Qui è sul palco circondato dai musicisti, ma fateci caso: pare già di vederlo, il Miles-zombie, aggirarsi allucinato per la casa niente spigoli e solo forme tonde. Guardate come si muove, come si sfrega le mani (e con che espressione!) al minuto 3:09: probabilmente sta godendo per l’assolo di Pete Cosey alla chitarra, ma non è difficile andare col pensiero a lui che, appena un paio d’anni dopo, raccatta tre signorine al bar e se le porta in casa per la solita session “72 ore di coca+sesso di gruppo”. C’è anche un punto, al minuto 3:46, in cui prende la tromba e lì per lì sembra non sappia bene che farci, il che mi riporta a quando Miles, nella sua autobiografia, si lascia sfuggire che nei cinque anni di autoreclusione la tromba la sfiorava soltanto, ci passava davanti e la guardava, ma senza mai emettere un suono perché “impegnato a fare altro.” E poi c’è la musica: inequivocabilmente, la colonna sonora della lascivia più bieca.

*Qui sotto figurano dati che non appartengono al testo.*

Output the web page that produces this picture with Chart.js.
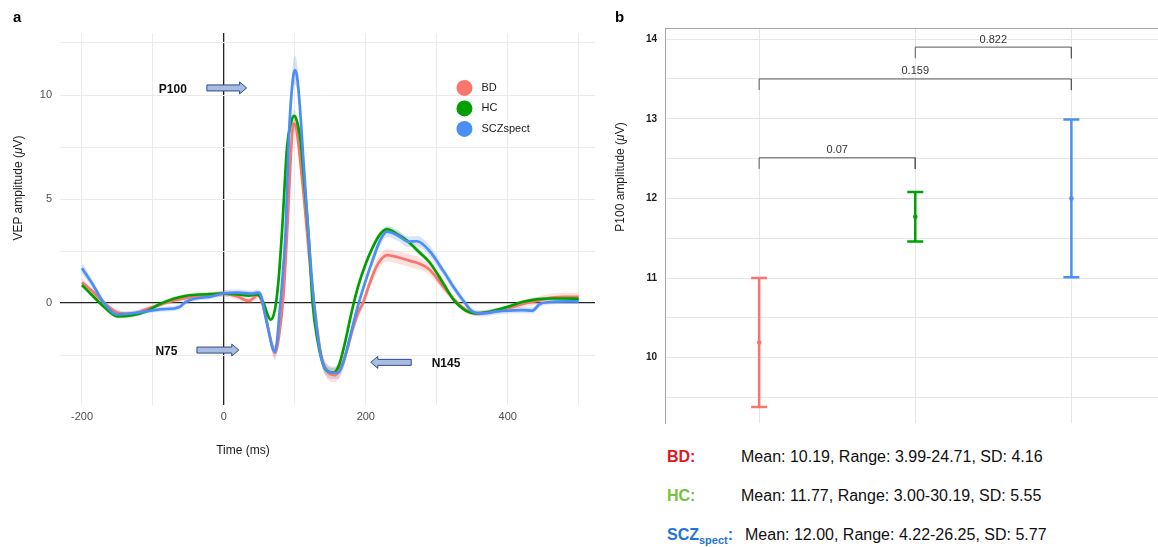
<!DOCTYPE html>
<html>
<head>
<meta charset="utf-8">
<script src="https://cdn.jsdelivr.net/npm/chart.js@4.4.1/dist/chart.umd.min.js"></script>
<style>
  body { margin: 0; background: #fff; font-family: 'Liberation Sans', Arial, sans-serif; }
  #page { position: relative; width: 1158px; height: 547px; overflow: hidden; }
  #boxA { position: absolute; left: 0; top: 0; width: 600px; height: 470px; }
  #boxB { position: absolute; left: 600px; top: 0; width: 569px; height: 437px; }
  .panel { position: absolute; font-weight: bold; font-size: 15px; color: #000; line-height: 18px; }
  .ytitle { position: absolute; transform: translate(-50%, -50%) rotate(-90deg); white-space: nowrap; font-size: 12px; color: #1a1a1a; }
  .xtitle { position: absolute; transform: translate(-50%, -50%); white-space: nowrap; font-size: 12px; color: #1a1a1a; }
  .stat { position: absolute; font-size: 16px; line-height: 20px; color: #111; white-space: nowrap; }
  .grp { font-weight: bold; }
  .grp sub { font-size: 11px; vertical-align: -4px; }
</style>
</head>
<body>
<div id="page">
  <div id="boxA"><canvas id="vep"></canvas></div>
  <div id="boxB"><canvas id="p100"></canvas></div>

  <div class="panel" style="left:13px;top:8px;">a</div>
  <div class="panel" style="left:615px;top:8px;">b</div>
  <div class="ytitle" style="left:18px;top:188px;">VEP amplitude (<i>μ</i>V)</div>
  <div class="xtitle" style="left:243px;top:450px;">Time (ms)</div>
  <div class="ytitle" style="left:620px;top:177px;">P100 amplitude (<i>μ</i>V)</div>

  <div class="stat grp" style="left:667px;top:447px;color:#e3161b;">BD:</div>
  <div class="stat" style="left:741px;top:447px;">Mean: 10.19, Range: 3.99-24.71, SD: 4.16</div>
  <div class="stat grp" style="left:667px;top:486px;color:#77bf43;">HC:</div>
  <div class="stat" style="left:741px;top:486px;">Mean: 11.77, Range: 3.00-30.19, SD: 5.55</div>
  <div class="stat grp" style="left:667px;top:525px;color:#1f74d6;">SCZ<sub>spect</sub>:</div>
  <div class="stat" style="left:745px;top:525px;">Mean: 12.00, Range: 4.22-26.25, SD: 5.77</div>
</div>

<script>
'use strict';

// ─── Panel a: grand-average VEP per group ────────────────────────────────────

const groups = ['BD', 'HC', 'SCZspect'];
const groupColors = ['#f8766d', '#00a000', '#4a8ff5'];
const ribbonColors = ['rgba(248,118,109,0.22)', 'rgba(0,160,0,0.12)', 'rgba(110,140,240,0.25)'];

const bdTime = [-200,-185,-170,-150,-130,-110,-90,-70,-55,-40,-20,0,20,35,42,48,54,60,66,72,78,84,90,95,98,102,108,113,120,127,137,146,157,166,174,182,190,196,205,215,230,245,260,275,290,310,325,340,355,370,385,400,420,440,460,480,500];
const bdVep  = [1.0,0.55,0.05,-0.45,-0.52,-0.3,-0.08,0.12,0.24,0.3,0.4,0.45,0.3,0.1,0.25,0.38,0.0,-0.8,-1.8,-2.4,-1.5,0.4,4.0,7.5,8.64,8.4,6.7,5.0,2.3,0.0,-2.5,-3.3,-3.46,-3.0,-2.2,-1.2,-0.4,0.0,0.9,1.75,2.3,2.2,2.05,1.9,1.6,0.75,0.15,-0.3,-0.5,-0.45,-0.38,-0.25,-0.05,0.1,0.25,0.3,0.3];
const bdSE   = [0.2,0.15,0.15,0.12,0.12,0.12,0.12,0.12,0.12,0.12,0.12,0.15,0.15,0.15,0.15,0.15,0.2,0.25,0.3,0.35,0.35,0.35,0.4,0.45,0.45,0.45,0.4,0.35,0.3,0.3,0.35,0.35,0.35,0.3,0.3,0.25,0.25,0.25,0.25,0.3,0.3,0.3,0.3,0.3,0.25,0.2,0.15,0.15,0.12,0.12,0.12,0.12,0.15,0.18,0.2,0.2,0.2];

const hcTime = [-200,-185,-170,-150,-130,-110,-90,-70,-55,-40,-20,0,20,35,47,56,62,66,72,77,82,89,94,99,104,108,113,120,125,132,141,148,155,162,170,177,183,190,200,210,220,230,245,260,275,290,310,325,340,355,370,385,400,420,440,460,480,500];
const hcVep  = [0.87,0.35,-0.15,-0.64,-0.6,-0.4,-0.05,0.22,0.34,0.4,0.43,0.45,0.42,0.36,0.42,0.0,-0.6,-0.8,-0.3,1.1,3.5,7.5,8.6,9.0,8.6,7.8,5.9,2.9,0.0,-1.8,-3.05,-3.3,-3.33,-3.0,-2.0,-0.9,0.0,0.9,1.9,2.7,3.3,3.54,3.3,2.95,2.45,1.95,0.9,0.1,-0.35,-0.5,-0.45,-0.32,-0.18,0.05,0.18,0.22,0.22,0.2];
const hcSE   = [0.15,0.12,0.12,0.1,0.1,0.1,0.1,0.1,0.1,0.1,0.1,0.1,0.1,0.1,0.1,0.12,0.15,0.15,0.15,0.2,0.25,0.3,0.3,0.3,0.3,0.3,0.25,0.2,0.2,0.2,0.2,0.2,0.2,0.2,0.2,0.15,0.15,0.15,0.15,0.15,0.15,0.15,0.15,0.15,0.15,0.15,0.12,0.12,0.1,0.1,0.1,0.1,0.1,0.1,0.1,0.1,0.1,0.1];

const sczTime = [-200,-185,-170,-150,-130,-110,-90,-70,-62,-54,-40,-20,0,20,40,48,53,57,64,68,72,75,78,82,87,92,97,100,103,106,113,120,127,137,146,154,161,168,175,183,190,200,210,220,230,245,260,272,290,310,325,340,350,365,385,400,420,435,445,460,480,500];
const sczVep  = [1.67,0.9,0.05,-0.55,-0.5,-0.4,-0.3,-0.26,-0.18,0.05,0.22,0.3,0.46,0.5,0.45,0.5,0.3,-0.4,-1.5,-2.1,-2.34,-1.8,-0.6,0.96,3.5,8.3,10.7,11.2,10.9,9.9,6.4,2.9,0.0,-2.6,-3.25,-3.35,-3.35,-2.9,-2.0,-0.9,0.0,1.1,2.1,3.0,3.43,3.25,2.95,2.97,2.5,1.5,0.7,0.0,-0.4,-0.5,-0.4,-0.36,-0.34,-0.36,-0.05,0.05,0.08,0.08];
const sczSE   = [0.25,0.2,0.15,0.12,0.12,0.12,0.12,0.12,0.12,0.12,0.12,0.12,0.15,0.15,0.15,0.15,0.15,0.2,0.25,0.3,0.3,0.3,0.3,0.35,0.45,0.55,0.65,0.7,0.65,0.55,0.45,0.35,0.3,0.3,0.3,0.3,0.3,0.3,0.25,0.2,0.2,0.2,0.25,0.25,0.25,0.25,0.25,0.25,0.25,0.2,0.2,0.15,0.15,0.15,0.15,0.15,0.15,0.15,0.15,0.12,0.12,0.12];

const timeGrid = [-200, -100, 0, 100, 200, 300, 400, 500];
const vepGrid = [-2.5, 0, 2.5, 5, 7.5, 10, 12.5];

// component labels: text, label position, arrow tail / head (ms, µV)
const peakMarks = [
  { text: 'P100', tx: -72, ty: 10.24, from: -24, to: 32, ay: 10.34 },
  { text: 'N75',  tx: -81, ty: -2.36, from: -38, to: 21, ay: -2.26 },
  { text: 'N145', tx: 313, ty: -2.9,  from: 264, to: 207, ay: -2.85 },
];

const traces = [
  { t: bdTime, v: bdVep, se: bdSE },
  { t: hcTime, v: hcVep, se: hcSE },
  { t: sczTime, v: sczVep, se: sczSE },
];

const pts = (t, v, off, sign) => t.map((x, i) => ({ x, y: v[i] + (off ? sign * off[i] : 0) }));

const vepDatasets = [];
traces.forEach((tr, g) => {
  vepDatasets.push({ data: pts(tr.t, tr.v, tr.se, -1), borderWidth: 0, pointRadius: 0, fill: false,
    cubicInterpolationMode: 'monotone', order: 5 });
  vepDatasets.push({ data: pts(tr.t, tr.v, tr.se, 1), borderWidth: 0, pointRadius: 0, fill: '-1',
    backgroundColor: ribbonColors[g], cubicInterpolationMode: 'monotone', order: 5 });
});
traces.forEach((tr, g) => {
  vepDatasets.push({ label: groups[g], data: pts(tr.t, tr.v), borderColor: groupColors[g], borderWidth: 2.7,
    pointRadius: 0, fill: false, cubicInterpolationMode: 'monotone', order: 3 - g * 0.5 });
});

function drawArrow(ctx, x1, x2, y) {
  const dir = Math.sign(x2 - x1);
  const head = 7, bodyH = 3, headH = 6;
  const xb = x2 - dir * head;
  ctx.save();
  ctx.beginPath();
  ctx.moveTo(x1, y - bodyH);
  ctx.lineTo(xb, y - bodyH);
  ctx.lineTo(xb, y - headH);
  ctx.lineTo(x2, y);
  ctx.lineTo(xb, y + headH);
  ctx.lineTo(xb, y + bodyH);
  ctx.lineTo(x1, y + bodyH);
  ctx.closePath();
  ctx.fillStyle = '#aabde0';
  ctx.fill();
  ctx.strokeStyle = '#2c4a8c';
  ctx.lineWidth = 1;
  ctx.stroke();
  ctx.restore();
}

const vepOverlay = {
  id: 'vepOverlay',
  afterDatasetsDraw(chart) {
    const { ctx, scales: { x, y } } = chart;
    ctx.save();
    ctx.font = 'bold 12px "Liberation Sans", Arial, sans-serif';
    ctx.fillStyle = '#111';
    ctx.textAlign = 'center';
    ctx.textBaseline = 'middle';
    peakMarks.forEach(m => {
      ctx.fillText(m.text, x.getPixelForValue(m.tx), y.getPixelForValue(m.ty));
      drawArrow(ctx, x.getPixelForValue(m.from), x.getPixelForValue(m.to), y.getPixelForValue(m.ay));
    });
    // legend
    const lx = x.getPixelForValue(339);
    const ly = y.getPixelForValue(10.34);
    ctx.font = '11px "Liberation Sans", Arial, sans-serif';
    ctx.textAlign = 'left';
    groups.forEach((g, i) => {
      const cy = ly + i * 20.5;
      ctx.beginPath();
      ctx.arc(lx, cy, 8, 0, Math.PI * 2);
      ctx.fillStyle = groupColors[i];
      ctx.fill();
      ctx.fillStyle = '#1a1a1a';
      ctx.fillText(g, lx + 17, cy);
    });
    ctx.restore();
  },
};

new Chart(document.getElementById('vep'), {
  type: 'line',
  data: { datasets: vepDatasets },
  options: {
    responsive: true, maintainAspectRatio: false, animation: false,
    layout: { padding: { top: 33, right: 5, left: 0, bottom: 0 } },
    plugins: { legend: { display: false }, tooltip: { enabled: false } },
    scales: {
      x: {
        type: 'linear', min: -231, max: 523,
        afterBuildTicks: ax => { ax.ticks = timeGrid.map(v => ({ value: v })); },
        afterFit: ax => { ax.height = 65; },
        border: { display: false },
        grid: {
          drawTicks: false,
          color: c => (c.tick && c.tick.value === 0 ? '#222' : '#ebebeb'),
          lineWidth: c => (c.tick && c.tick.value === 0 ? 1.3 : 1),
        },
        ticks: { padding: 5, autoSkip: false, maxRotation: 0, color: '#4d4d4d', font: { size: 11 },
          callback: v => (v % 200 === 0 ? v : '') },
      },
      y: {
        min: -4.9, max: 12.98,
        afterBuildTicks: ax => { ax.ticks = vepGrid.map(v => ({ value: v })); },
        afterFit: ax => { ax.width = 60; },
        border: { display: false },
        grid: {
          drawTicks: false,
          color: c => (c.tick && c.tick.value === 0 ? '#222' : '#ebebeb'),
          lineWidth: c => (c.tick && c.tick.value === 0 ? 1.3 : 1),
        },
        ticks: { padding: 8, color: '#4d4d4d', font: { size: 11 },
          callback: v => (v % 5 === 0 ? v : '') },
      },
    },
  },
  plugins: [vepOverlay],
});

// ─── Panel b: P100 amplitude mean with interval ─────────────────────────────

const groupPos = [1, 2, 3];
const p100Mean = [10.19, 11.77, 12.00];
const p100Low  = [9.38, 11.46, 11.01];
const p100High = [11.00, 12.08, 12.99];

const pairFrom = [1, 1, 2];
const pairTo   = [2, 3, 3];
const pairY    = [12.51, 13.5, 13.9];
const pairP    = ['0.07', '0.159', '0.822'];

const ampGrid = [9.5, 10, 10.5, 11, 11.5, 12, 12.5, 13, 13.5, 14];

const ampDatasets = [];
groupPos.forEach((x, i) => {
  const c = groupColors[i];
  ampDatasets.push({ data: [{ x, y: p100Low[i] }, { x, y: p100High[i] }], showLine: true,
    borderColor: c, borderWidth: 2.5, pointStyle: 'line', pointRadius: 8,
    pointBorderColor: c, pointBorderWidth: 2.5 });
  ampDatasets.push({ data: [{ x, y: p100Mean[i] }], pointStyle: 'circle', pointRadius: 2.3,
    backgroundColor: c, borderColor: c, borderWidth: 0 });
});
pairFrom.forEach((a, k) => {
  const b = pairTo[k], h = pairY[k];
  ampDatasets.push({ data: [{ x: a, y: h - 0.14 }, { x: a, y: h }, { x: b, y: h }, { x: b, y: h - 0.14 }],
    showLine: true, borderColor: '#595959', borderWidth: 1, pointRadius: 0, tension: 0 });
});

const ampOverlay = {
  id: 'ampOverlay',
  afterDatasetsDraw(chart) {
    const { ctx, chartArea, scales: { x, y } } = chart;
    ctx.save();
    ctx.strokeStyle = '#a6a6a6';
    ctx.lineWidth = 1;
    ctx.beginPath();
    ctx.moveTo(chartArea.left, chartArea.top + 0.5);
    ctx.lineTo(chartArea.right, chartArea.top + 0.5);
    ctx.stroke();
    ctx.font = '11px "Liberation Sans", Arial, sans-serif';
    ctx.fillStyle = '#333';
    ctx.textAlign = 'center';
    ctx.textBaseline = 'middle';
    pairP.forEach((p, k) => {
      ctx.fillText(p, x.getPixelForValue((pairFrom[k] + pairTo[k]) / 2), y.getPixelForValue(pairY[k]) - 7.5);
    });
    ctx.restore();
  },
};

new Chart(document.getElementById('p100'), {
  type: 'scatter',
  data: { datasets: ampDatasets },
  options: {
    responsive: true, maintainAspectRatio: false, animation: false,
    layout: { padding: { top: 28, right: 0, left: 0, bottom: 1 } },
    plugins: { legend: { display: false }, tooltip: { enabled: false } },
    scales: {
      x: {
        type: 'linear', min: 0.397, max: 3.558,
        afterBuildTicks: ax => { ax.ticks = groupPos.map(v => ({ value: v })); },
        afterFit: ax => { ax.height = 0; },
        border: { display: false },
        grid: { drawTicks: false, color: '#e6e6e6' },
        ticks: { display: false },
      },
      y: {
        min: 9.18, max: 14.14,
        afterBuildTicks: ax => { ax.ticks = ampGrid.map(v => ({ value: v })); },
        afterFit: ax => { ax.width = 65; },
        border: { display: true, color: '#a6a6a6', width: 1 },
        grid: { drawTicks: false, color: '#e6e6e6' },
        ticks: { padding: 8, color: '#1a1a1a', font: { size: 10, weight: 'bold' },
          callback: v => (Number.isInteger(v) ? v : '') },
      },
    },
  },
  plugins: [ampOverlay],
});
</script>
</body>
</html>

Ora, i critici parlano di sell out: ma a questo punto avrete capito che se proprio tentativo di sbraco commerciale fu, l’esito fu un disastro. Miles si è “venduto”, solo che—comprensibilmente, visti i contenuti—nessuno compra, e i dischi da On the Corner in poi sono tutti, dal punto di vista delle vendite, un fiasco. Secondo la lettura “classica”, il ritiro del 1975 è insomma il triste epilogo di una china viepiù discendente. Per me, è la degna appendice di un’epica dello sfascio applicata con tanta cattiveria che è già un miracolo che Miles al 1975 ci sia arrivato.

Come detto, il ritiro di Miles finisce nel 1980. A quel punto rientra sulle scene e pubblica un po’ di dischi nuovi, un paio dei quali avranno pure successo. Il suo artista preferito in quel periodo è Prince. La sua autobiografia, scritta assieme a Quincy Troupe, esce nel 1989 e l’anno dopo vince l’American Book Award. In Italia la trovate edita da Minimum Fax.